### Task details
Your task is to copy every line of this material exactly.

___ Data provided ___

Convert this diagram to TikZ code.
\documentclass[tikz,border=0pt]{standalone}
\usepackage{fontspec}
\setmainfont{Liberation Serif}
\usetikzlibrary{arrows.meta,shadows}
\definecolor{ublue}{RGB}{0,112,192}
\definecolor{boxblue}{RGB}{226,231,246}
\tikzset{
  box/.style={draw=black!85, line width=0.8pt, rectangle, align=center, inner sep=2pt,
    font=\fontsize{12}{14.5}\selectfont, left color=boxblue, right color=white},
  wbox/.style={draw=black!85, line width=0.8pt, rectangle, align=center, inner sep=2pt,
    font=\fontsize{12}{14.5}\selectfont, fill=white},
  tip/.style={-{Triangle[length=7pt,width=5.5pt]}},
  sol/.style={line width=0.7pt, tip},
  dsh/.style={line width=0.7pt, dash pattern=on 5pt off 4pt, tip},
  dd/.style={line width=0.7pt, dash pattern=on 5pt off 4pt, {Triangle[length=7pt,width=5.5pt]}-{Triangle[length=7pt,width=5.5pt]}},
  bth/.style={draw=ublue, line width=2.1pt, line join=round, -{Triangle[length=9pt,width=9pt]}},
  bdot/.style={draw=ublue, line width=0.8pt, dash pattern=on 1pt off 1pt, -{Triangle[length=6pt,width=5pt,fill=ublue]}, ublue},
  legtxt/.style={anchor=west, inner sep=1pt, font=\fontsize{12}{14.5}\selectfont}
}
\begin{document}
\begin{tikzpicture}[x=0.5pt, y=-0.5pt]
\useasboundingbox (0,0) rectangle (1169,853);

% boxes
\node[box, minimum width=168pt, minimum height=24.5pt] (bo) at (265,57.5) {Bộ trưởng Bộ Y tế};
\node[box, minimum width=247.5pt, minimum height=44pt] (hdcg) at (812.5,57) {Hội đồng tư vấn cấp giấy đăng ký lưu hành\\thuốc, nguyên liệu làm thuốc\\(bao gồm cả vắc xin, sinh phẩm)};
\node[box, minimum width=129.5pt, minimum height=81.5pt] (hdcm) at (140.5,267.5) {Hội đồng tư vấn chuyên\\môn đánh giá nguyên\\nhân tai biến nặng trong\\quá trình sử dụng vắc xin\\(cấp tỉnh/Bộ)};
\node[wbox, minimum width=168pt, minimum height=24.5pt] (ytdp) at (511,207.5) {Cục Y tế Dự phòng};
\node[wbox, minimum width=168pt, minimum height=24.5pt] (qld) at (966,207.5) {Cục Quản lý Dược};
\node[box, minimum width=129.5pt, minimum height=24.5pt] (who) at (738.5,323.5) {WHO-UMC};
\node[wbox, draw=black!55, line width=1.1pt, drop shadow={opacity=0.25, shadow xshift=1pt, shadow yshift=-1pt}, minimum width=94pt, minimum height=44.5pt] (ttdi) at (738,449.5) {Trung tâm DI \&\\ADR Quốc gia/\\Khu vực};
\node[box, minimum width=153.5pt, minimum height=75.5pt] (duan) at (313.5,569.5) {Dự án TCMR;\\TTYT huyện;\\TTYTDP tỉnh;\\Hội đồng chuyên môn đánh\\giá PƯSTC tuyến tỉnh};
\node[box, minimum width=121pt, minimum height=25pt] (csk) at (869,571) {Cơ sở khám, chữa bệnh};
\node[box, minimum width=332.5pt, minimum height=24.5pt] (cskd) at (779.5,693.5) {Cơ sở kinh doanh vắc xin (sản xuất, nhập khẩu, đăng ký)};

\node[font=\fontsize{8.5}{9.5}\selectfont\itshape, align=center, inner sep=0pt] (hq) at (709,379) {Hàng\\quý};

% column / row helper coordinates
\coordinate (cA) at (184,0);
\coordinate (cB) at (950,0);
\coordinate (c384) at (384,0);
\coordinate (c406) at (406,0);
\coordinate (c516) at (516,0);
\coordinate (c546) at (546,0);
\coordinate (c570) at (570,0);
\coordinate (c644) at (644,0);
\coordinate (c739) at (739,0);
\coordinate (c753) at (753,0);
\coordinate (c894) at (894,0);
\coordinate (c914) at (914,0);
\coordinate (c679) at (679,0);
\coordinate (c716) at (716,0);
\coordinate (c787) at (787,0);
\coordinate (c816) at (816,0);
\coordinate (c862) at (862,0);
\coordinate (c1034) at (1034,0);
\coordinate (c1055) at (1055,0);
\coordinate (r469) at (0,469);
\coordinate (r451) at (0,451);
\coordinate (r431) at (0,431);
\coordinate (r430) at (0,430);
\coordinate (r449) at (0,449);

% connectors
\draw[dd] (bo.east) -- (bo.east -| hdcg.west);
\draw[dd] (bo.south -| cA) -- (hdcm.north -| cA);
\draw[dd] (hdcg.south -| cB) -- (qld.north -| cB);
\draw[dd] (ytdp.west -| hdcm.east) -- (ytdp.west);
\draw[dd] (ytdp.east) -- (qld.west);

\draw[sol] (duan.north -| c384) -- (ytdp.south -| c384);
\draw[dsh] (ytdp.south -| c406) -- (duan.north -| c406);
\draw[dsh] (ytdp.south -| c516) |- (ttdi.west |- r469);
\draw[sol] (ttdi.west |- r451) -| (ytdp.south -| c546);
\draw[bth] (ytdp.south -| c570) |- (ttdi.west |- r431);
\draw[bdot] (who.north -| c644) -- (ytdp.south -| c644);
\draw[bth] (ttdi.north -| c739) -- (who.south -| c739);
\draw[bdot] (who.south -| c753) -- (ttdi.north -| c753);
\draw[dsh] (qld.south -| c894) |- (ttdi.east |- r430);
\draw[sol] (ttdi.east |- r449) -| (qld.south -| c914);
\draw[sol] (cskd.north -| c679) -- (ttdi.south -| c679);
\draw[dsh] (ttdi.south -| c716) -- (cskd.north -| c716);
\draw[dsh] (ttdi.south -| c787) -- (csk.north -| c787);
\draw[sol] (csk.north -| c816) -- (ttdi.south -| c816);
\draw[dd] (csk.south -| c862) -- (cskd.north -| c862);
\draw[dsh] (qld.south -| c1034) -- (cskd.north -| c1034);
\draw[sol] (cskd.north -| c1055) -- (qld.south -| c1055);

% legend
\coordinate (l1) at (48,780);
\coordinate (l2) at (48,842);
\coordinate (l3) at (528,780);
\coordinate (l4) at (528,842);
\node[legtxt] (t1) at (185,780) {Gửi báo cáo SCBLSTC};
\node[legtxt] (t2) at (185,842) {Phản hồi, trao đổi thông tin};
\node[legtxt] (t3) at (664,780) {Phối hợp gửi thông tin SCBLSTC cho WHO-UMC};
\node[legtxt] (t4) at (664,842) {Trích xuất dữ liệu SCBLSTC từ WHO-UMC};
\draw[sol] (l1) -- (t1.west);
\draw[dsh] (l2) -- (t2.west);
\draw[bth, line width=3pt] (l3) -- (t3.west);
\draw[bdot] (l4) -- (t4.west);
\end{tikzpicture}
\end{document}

___

### Result for this exercise
Convert this diagram to TikZ code.
\documentclass[tikz,border=0pt]{standalone}
\usepackage{fontspec}
\setmainfont{Liberation Serif}
\usetikzlibrary{arrows.meta,shadows}
\definecolor{ublue}{RGB}{0,112,192}
\definecolor{boxblue}{RGB}{226,231,246}
\tikzset{
  box/.style={draw=black!85, line width=0.8pt, rectangle, align=center, inner sep=2pt,
    font=\fontsize{12}{14.5}\selectfont, left color=boxblue, right color=white},
  wbox/.style={draw=black!85, line width=0.8pt, rectangle, align=center, inner sep=2pt,
    font=\fontsize{12}{14.5}\selectfont, fill=white},
  tip/.style={-{Triangle[length=7pt,width=5.5pt]}},
  sol/.style={line width=0.7pt, tip},
  dsh/.style={line width=0.7pt, dash pattern=on 5pt off 4pt, tip},
  dd/.style={line width=0.7pt, dash pattern=on 5pt off 4pt, {Triangle[length=7pt,width=5.5pt]}-{Triangle[length=7pt,width=5.5pt]}},
  bth/.style={draw=ublue, line width=2.1pt, line join=round, -{Triangle[length=9pt,width=9pt]}},
  bdot/.style={draw=ublue, line width=0.8pt, dash pattern=on 1pt off 1pt, -{Triangle[length=6pt,width=5pt,fill=ublue]}, ublue},
  legtxt/.style={anchor=west, inner sep=1pt, font=\fontsize{12}{14.5}\selectfont}
}
\begin{document}
\begin{tikzpicture}[x=0.5pt, y=-0.5pt]
\useasboundingbox (0,0) rectangle (1169,853);

% boxes
\node[box, minimum width=168pt, minimum height=24.5pt] (bo) at (265,57.5) {Bộ trưởng Bộ Y tế};
\node[box, minimum width=247.5pt, minimum height=44pt] (hdcg) at (812.5,57) {Hội đồng tư vấn cấp giấy đăng ký lưu hành\\thuốc, nguyên liệu làm thuốc\\(bao gồm cả vắc xin, sinh phẩm)};
\node[box, minimum width=129.5pt, minimum height=81.5pt] (hdcm) at (140.5,267.5) {Hội đồng tư vấn chuyên\\môn đánh giá nguyên\\nhân tai biến nặng trong\\quá trình sử dụng vắc xin\\(cấp tỉnh/Bộ)};
\node[wbox, minimum width=168pt, minimum height=24.5pt] (ytdp) at (511,207.5) {Cục Y tế Dự phòng};
\node[wbox, minimum width=168pt, minimum height=24.5pt] (qld) at (966,207.5) {Cục Quản lý Dược};
\node[box, minimum width=129.5pt, minimum height=24.5pt] (who) at (738.5,323.5) {WHO-UMC};
\node[wbox, draw=black!55, line width=1.1pt, drop shadow={opacity=0.25, shadow xshift=1pt, shadow yshift=-1pt}, minimum width=94pt, minimum height=44.5pt] (ttdi) at (738,449.5) {Trung tâm DI \&\\ADR Quốc gia/\\Khu vực};
\node[box, minimum width=153.5pt, minimum height=75.5pt] (duan) at (313.5,569.5) {Dự án TCMR;\\TTYT huyện;\\TTYTDP tỉnh;\\Hội đồng chuyên môn đánh\\giá PƯSTC tuyến tỉnh};
\node[box, minimum width=121pt, minimum height=25pt] (csk) at (869,571) {Cơ sở khám, chữa bệnh};
\node[box, minimum width=332.5pt, minimum height=24.5pt] (cskd) at (779.5,693.5) {Cơ sở kinh doanh vắc xin (sản xuất, nhập khẩu, đăng ký)};

\node[font=\fontsize{8.5}{9.5}\selectfont\itshape, align=center, inner sep=0pt] (hq) at (709,379) {Hàng\\quý};

% column / row helper coordinates
\coordinate (cA) at (184,0);
\coordinate (cB) at (950,0);
\coordinate (c384) at (384,0);
\coordinate (c406) at (406,0);
\coordinate (c516) at (516,0);
\coordinate (c546) at (546,0);
\coordinate (c570) at (570,0);
\coordinate (c644) at (644,0);
\coordinate (c739) at (739,0);
\coordinate (c753) at (753,0);
\coordinate (c894) at (894,0);
\coordinate (c914) at (914,0);
\coordinate (c679) at (679,0);
\coordinate (c716) at (716,0);
\coordinate (c787) at (787,0);
\coordinate (c816) at (816,0);
\coordinate (c862) at (862,0);
\coordinate (c1034) at (1034,0);
\coordinate (c1055) at (1055,0);
\coordinate (r469) at (0,469);
\coordinate (r451) at (0,451);
\coordinate (r431) at (0,431);
\coordinate (r430) at (0,430);
\coordinate (r449) at (0,449);

% connectors
\draw[dd] (bo.east) -- (bo.east -| hdcg.west);
\draw[dd] (bo.south -| cA) -- (hdcm.north -| cA);
\draw[dd] (hdcg.south -| cB) -- (qld.north -| cB);
\draw[dd] (ytdp.west -| hdcm.east) -- (ytdp.west);
\draw[dd] (ytdp.east) -- (qld.west);

\draw[sol] (duan.north -| c384) -- (ytdp.south -| c384);
\draw[dsh] (ytdp.south -| c406) -- (duan.north -| c406);
\draw[dsh] (ytdp.south -| c516) |- (ttdi.west |- r469);
\draw[sol] (ttdi.west |- r451) -| (ytdp.south -| c546);
\draw[bth] (ytdp.south -| c570) |- (ttdi.west |- r431);
\draw[bdot] (who.north -| c644) -- (ytdp.south -| c644);
\draw[bth] (ttdi.north -| c739) -- (who.south -| c739);
\draw[bdot] (who.south -| c753) -- (ttdi.north -| c753);
\draw[dsh] (qld.south -| c894) |- (ttdi.east |- r430);
\draw[sol] (ttdi.east |- r449) -| (qld.south -| c914);
\draw[sol] (cskd.north -| c679) -- (ttdi.south -| c679);
\draw[dsh] (ttdi.south -| c716) -- (cskd.north -| c716);
\draw[dsh] (ttdi.south -| c787) -- (csk.north -| c787);
\draw[sol] (csk.north -| c816) -- (ttdi.south -| c816);
\draw[dd] (csk.south -| c862) -- (cskd.north -| c862);
\draw[dsh] (qld.south -| c1034) -- (cskd.north -| c1034);
\draw[sol] (cskd.north -| c1055) -- (qld.south -| c1055);

% legend
\coordinate (l1) at (48,780);
\coordinate (l2) at (48,842);
\coordinate (l3) at (528,780);
\coordinate (l4) at (528,842);
\node[legtxt] (t1) at (185,780) {Gửi báo cáo SCBLSTC};
\node[legtxt] (t2) at (185,842) {Phản hồi, trao đổi thông tin};
\node[legtxt] (t3) at (664,780) {Phối hợp gửi thông tin SCBLSTC cho WHO-UMC};
\node[legtxt] (t4) at (664,842) {Trích xuất dữ liệu SCBLSTC từ WHO-UMC};
\draw[sol] (l1) -- (t1.west);
\draw[dsh] (l2) -- (t2.west);
\draw[bth, line width=3pt] (l3) -- (t3.west);
\draw[bdot] (l4) -- (t4.west);
\end{tikzpicture}
\end{document}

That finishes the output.